Community nurse pressed farmer husband’s tractor into service to reach patients in blizzard conditions
Children’s community nurse Charlotte Perry-Warnes did not let heavy snow stop her making home visits
A determined community nurse pressed her husband’s tractor into service to get through heavy snow and reach her young patients.
Charlotte Perry-Warnes, a children’s community nurse at Norfolk Community Health and Care NHS Trust, battled tretcherous road conditions to keep her appointments last week.
Travelling to patients in adverse weather conditions
‘I live in north Norfolk, which seemed to be one of most hard-hit places. It was very windy with lots of snow still falling, so quite blizzardy conditions,’ she said.
‘One road I went down was shut completely and there was a car buried among the snow. All you could see was its roof.’
Ms Perry-Warnes can drive a tractor but on this occasion, her farmer husband Jamie offered to take the wheel.
‘Staff continue to step up in extraordinary ways’
Josie Spencer, chief executive, Norfolk Community Health and Care NHS Trust
‘My husband said he’d drive because the conditions were so bad,’ she said.
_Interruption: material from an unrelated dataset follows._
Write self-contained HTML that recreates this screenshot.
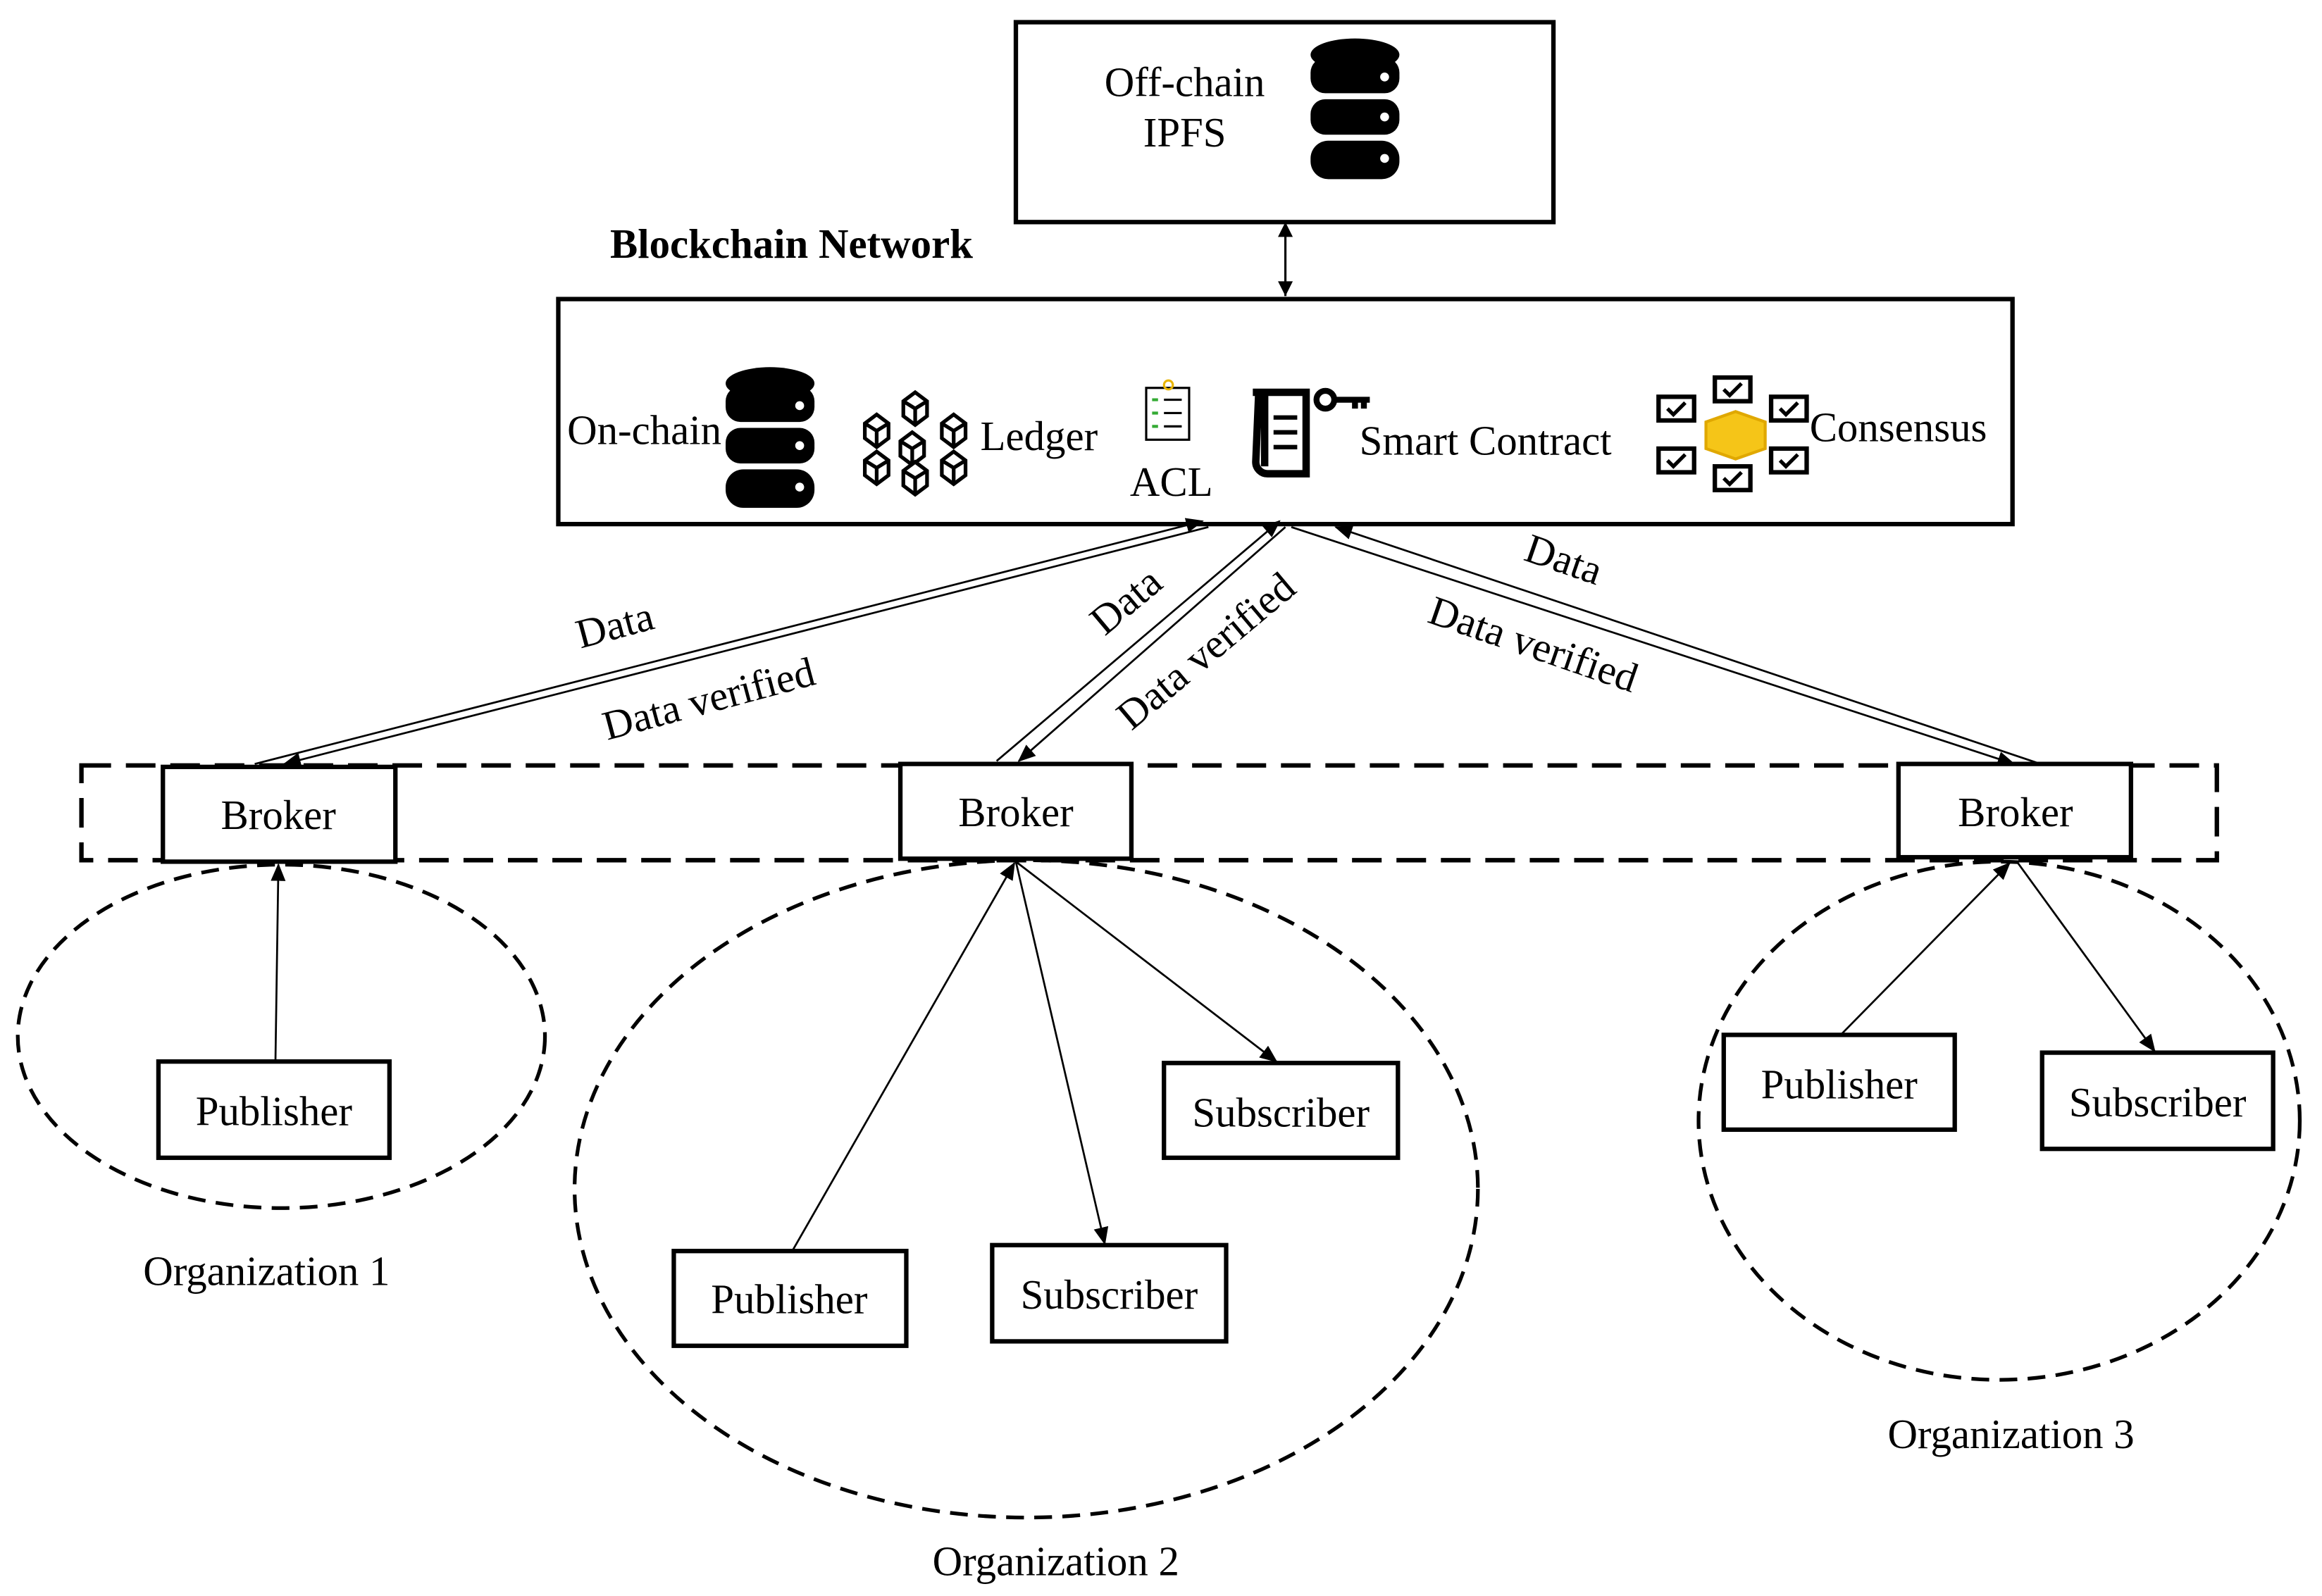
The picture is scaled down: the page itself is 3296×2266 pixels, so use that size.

Families’ relief at nurse’s visit, in spite of difficult road conditions
The JCB Fastrac is normally used to transport pigs in a trailer.
It was the first time Ms Perry-Warnes had used a tractor to do her rounds and her patients were surprised and delighted to see her.
‘They were all really shocked. One was a two-year-old whose first word was tractor, so she loved it. She was too unwell to come outside but looked out of the window,’ she said.
‘One of the mums cried because she thought she was going to have to try and get to the hospital.’
Dealing with difficult travel conditions as well as the COVID-19 pandemic
Trust chief executive Josie Spencer said Ms Perry-Warnes was an example of how staff ‘continue to step up in extraordinary ways’ during the COVID-19 crisis.
‘We are incredibly proud of Charlotte, who faced the unprecedented challenge of snow during a pandemic with an innovative way to reach her patients,’ she said.
RCN England director Mike Adams said he wanted to thank ‘everyone in the nursing family who has not let bad weather get between them and their patients’.